Explainable machine learning for predicting shellfish toxicity in the Adriatic Sea using long-term monitoring data of HABs
This work addresses improving early warning systems for shellfish toxicity to support sustainable aquaculture practices, but it is incremental as it applies existing explainable ML techniques to a new long-term dataset.
The study tackled predicting shellfish toxicity from harmful algal blooms in the Adriatic Sea using a 28-year dataset, finding that a random forest model best predicted diarrhetic shellfish poisoning events with key predictors identified through explainability methods.

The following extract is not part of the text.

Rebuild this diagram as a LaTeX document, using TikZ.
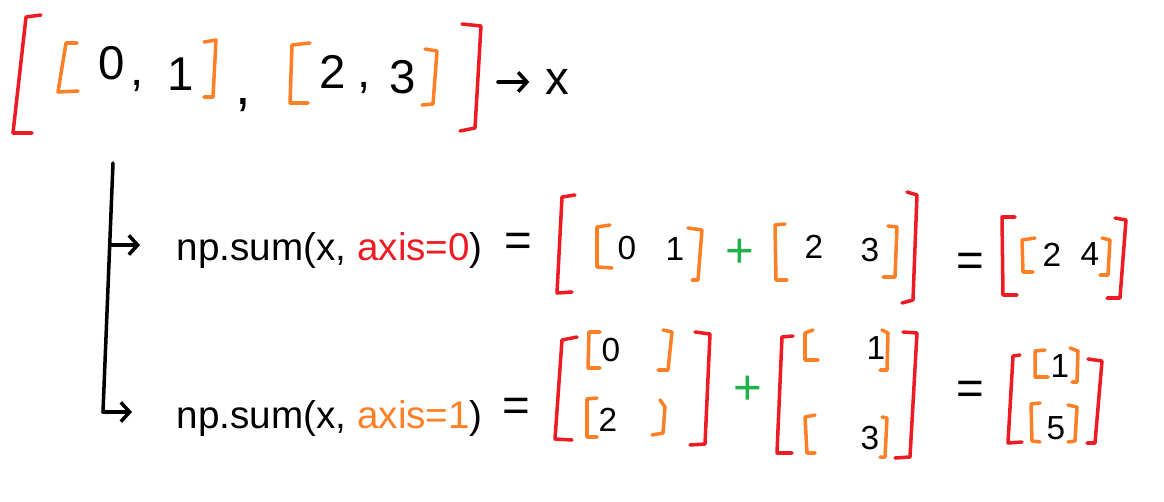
\documentclass[tikz,border=0pt]{standalone}
\usepackage{fontspec}
\setmainfont{Liberation Sans}
\usetikzlibrary{arrows.meta}
\definecolor{pred}{HTML}{ED1C24}
\definecolor{porange}{HTML}{FF7F27}
\definecolor{pgreen}{HTML}{22B14C}
\begin{document}
\begin{tikzpicture}[x=0.02cm,y=-0.02cm,line width=2pt,line cap=round,line join=round,
	outer/.style={draw=pred},
	inner/.style={draw=porange},
	big/.style={inner sep=0pt,font=\fontsize{27}{30}\selectfont},
	num/.style={inner sep=0pt,font=\fontsize{19}{22}\selectfont},
	code/.style={inner sep=0pt,anchor=base west,font=\fontsize{22}{26}\selectfont},
	barb/.style={-{Straight Barb[length=5pt,width=11pt]}}]
	\useasboundingbox (0,0) rectangle (1164,501);

	% the list x
	\draw[outer] (41,15) -- (26,17) -- (13,133) -- (32,133);
	\draw[inner] (77,43) -- (66,43) -- (58,92) -- (78,91);
	\node[big] (t0) at (112,63) {0};
	\node[big,anchor=base] (tc1) at (137,85) {,};
	\node[big] (t1) at (181,74) {1};
	\draw[inner] (204,42) -- (216,40) -- (213,97) -- (204,97);
	\node[big,anchor=base,font=\fontsize{32}{34}\selectfont] (tc2) at (243,104) {,};
	\draw[inner] (310,43) -- (292,45) -- (290,103) -- (308,103);
	\node[big] (t2) at (333,72) {2};
	\node[big,anchor=base] (tc3) at (364,87) {,};
	\node[big] (t3) at (403,77) {3};
	\draw[inner] (425,49) -- (437,51) -- (433,104) -- (422,105);
	\draw[outer] (462,24) -- (481,26) -- (475,128) -- (460,131);
	\coordinate (xfrom) at (498,82);
	\node[big] (tx) at (557,82) {x};
	\draw[barb,shorten >=8pt] (xfrom) -- (tx);

	% branches
	\coordinate (trunk) at (113,163);
	\coordinate (bend) at (103,412);
	\coordinate (fork) at (111,245);
	\coordinate (tip0) at (140,245);
	\coordinate (tip1) at (132,412);
	\draw (trunk) -- (bend);
	\draw[barb] (bend) -- (tip1);
	\draw[barb] (fork) -- (tip0);

	% axis=0
	\node[code] (sum0) at (175,260) {np.sum(x, \textcolor{pred}{axis=0})};
	\node[big] (eq0) at (518,245) {=};
	\draw[outer] (575,195) -- (562,197) -- (557,293) -- (572,292);
	\draw[inner] (610,225) -- (597,227) -- (597,267) -- (612,268);
	\node[num] (a0) at (627,248) {0};
	\node[num] (a1) at (675,249) {1};
	\draw[inner] (688,228) -- (702,230) -- (698,280) -- (692,280);
	\node[big,text=pgreen,font=\fontsize{28}{30}\selectfont] (plus0) at (740,253) {+};
	\draw[inner] (785,224) -- (775,225) -- (776,280) -- (787,280);
	\node[num] (a2) at (814,247) {2};
	\node[num] (a3) at (870,250) {3};
	\draw[inner] (888,226) -- (897,227) -- (895,277) -- (883,277);
	\draw[outer] (907,192) -- (917,195) -- (913,300) -- (902,303);
	\node[big] (eq1) at (970,265) {=};
	\draw[outer] (1015,217) -- (1002,217) -- (1003,295) -- (1017,295);
	\draw[inner] (1035,238) -- (1022,240) -- (1023,272) -- (1033,272);
	\node[num] (r0) at (1052,255) {2};
	\node[num] (r1) at (1090,254) {4};
	\draw[inner] (1102,238) -- (1110,240) -- (1108,275) -- (1100,275);
	\draw[outer] (1115,218) -- (1126,220) -- (1120,298) -- (1107,298);

	% axis=1
	\node[code] (sum1) at (175,428) {np.sum(x, \textcolor{porange}{axis=1})};
	\node[big] (eq2) at (516,410) {=};
	\draw[outer] (577,337) -- (562,340) -- (555,439) -- (572,440);
	\draw[inner] (600,332) -- (589,332) -- (588,368) -- (600,368);
	\node[num] (b0) at (611,350) {0};
	\draw[inner] (663,330) -- (672,332) -- (668,370) -- (658,370);
	\draw[inner] (597,398) -- (587,399) -- (587,437) -- (597,437);
	\node[num] (b2) at (608,420) {2};
	\draw[inner] (660,400) -- (665,407) -- (663,433) -- (652,435);
	\draw[outer] (695,332) -- (710,334) -- (705,444) -- (690,445);
	\node[big,text=pgreen,font=\fontsize{28}{30}\selectfont] (plus1) at (748,390) {+};
	\draw[outer] (793,336) -- (782,337) -- (777,453) -- (792,453);
	\draw[inner] (813,330) -- (805,333) -- (805,360) -- (818,360);
	\node[num] (b1) at (876,348) {1};
	\draw[inner] (882,330) -- (888,333) -- (887,370) -- (880,370);
	\draw[inner] (815,415) -- (805,417) -- (807,453) -- (815,453);
	\node[num] (b3) at (870,438) {3};
	\draw[inner] (882,417) -- (887,418) -- (885,457) -- (880,457);
	\draw[outer] (903,332) -- (917,333) -- (910,457) -- (895,458);
	\node[big] (eq3) at (970,393) {=};
	\draw[outer] (1020,355) -- (1013,356) -- (1008,443) -- (1022,442);
	\draw[inner] (1045,350) -- (1035,351) -- (1035,377) -- (1048,377);
	\node[num] (c0) at (1060,366) {1};
	\draw[inner] (1070,348) -- (1078,351) -- (1077,382) -- (1072,382);
	\draw[inner] (1040,403) -- (1031,404) -- (1032,441) -- (1040,442);
	\node[num] (c1) at (1056,428) {5};
	\draw[inner] (1068,405) -- (1077,407) -- (1075,441) -- (1068,442);
	\draw[outer] (1088,359) -- (1102,361) -- (1095,443) -- (1087,443);
\end{tikzpicture}
\end{document}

In this study, explainable machine learning techniques are applied to predict the toxicity of mussels in the Gulf of Trieste (Adriatic Sea) caused by harmful algal blooms. By analysing a newly created 28-year dataset containing records of toxic phytoplankton in mussel farming areas and toxin concentrations in mussels (Mytilus galloprovincialis), we train and evaluate the performance of ML models to accurately predict diarrhetic shellfish poisoning (DSP) events. The random forest model provided the best prediction of positive toxicity results based on the F1 score. Explainability methods such as permutation importance and SHAP identified key species (Dinophysis fortii and D. caudata) and environmental factors (salinity, river discharge and precipitation) as the best predictors of DSP outbreaks. These findings are important for improving early warning systems and supporting sustainable aquaculture practices.